This week, BioBoost, the Horizon-funded bioeconomy accelerator based in Barcelona, took an active role in shaping the future of Europe’s circular bioeconomy. On Monday 24th and Tuesday 25th, the team participated in the “Pitch Perfect & Boost the European Bioeconomy 2025” (Pitch Perfect BioeconomyPitch Perfect Bioeconomyhttps://www.pitchperfectbioeconomy.eu) event in Brussels. On Wednesday, they visited the Bio Base Europe Pilot Plant (BBEPP) (https://www.bbeu.org/news/), one of Europe’s flagship scale-up facilities for bio-based processes.
The goal was clear: understand where European bioeconomy innovation is heading, and confront head-on one of the sector’s most stubborn barriers, the lack of attractive conditions for private investment in circular bioeconomy.

Why BioBoost went to Brussels
Tracking the pulse of the European bioeconomy
Pitch Perfect brought together technology developers, corporates, clusters and investors from across Europe. For BioBoost, it was a chance to benchmark Catalan initiatives against the wider European landscape, identify emerging technologies, and spot potential collaborators.
BioBoost acts as a one stop shop for bioeconomy projects, helping them move from small project to bankable investment case. To play that role credibly, the team needs direct exposure to real market dynamics, investor sentiment and technological trends. Brussels provided that reality check.
Talking to investors about current strategies and obstacles
The main reason for Bioboost’s presence was to sit down with public funds representatives to learn about their view on risk-sharing mechanisms to boost private investment in environmental and social-positive circular projects and to stablish collaborations for the validation of our developing proposals.

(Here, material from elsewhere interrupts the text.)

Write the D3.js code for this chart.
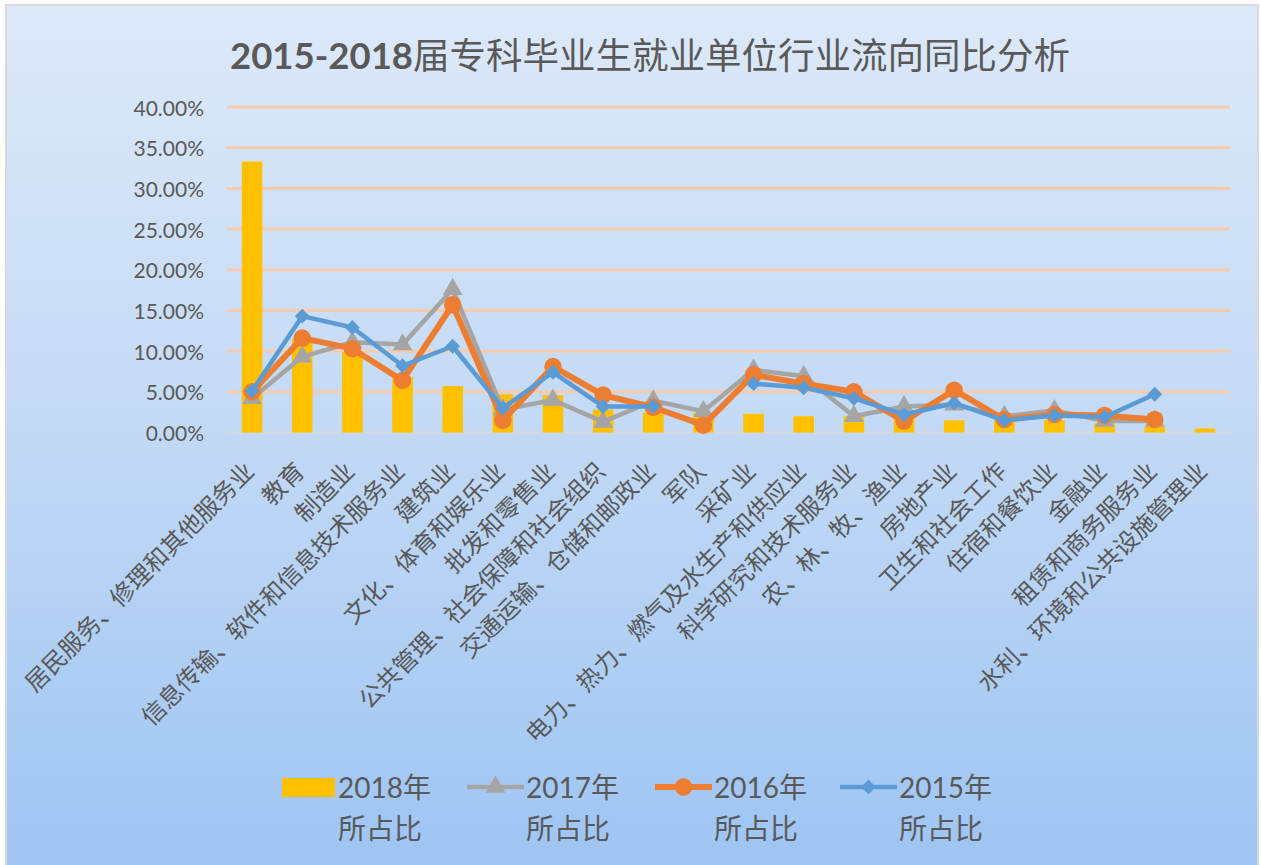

Because circular bioeconomy projects are rich in environmental and social value, but often poor in the risk-return profile that mainstream capital requires and projects tend to:
- Have long-term returns
- Operate in uncertain or immature markets
- Involve high technological and regulatory risks
- Require coordination among many different stakeholders
The outcome is predictable: investors perceive high risk, unclear exits and complex governance. Interest exists, but deals do not.
We want to know
- What do funds need to feel comfortable entering circular bioeconomy deals?
- Where are the barriers that public support could unlock?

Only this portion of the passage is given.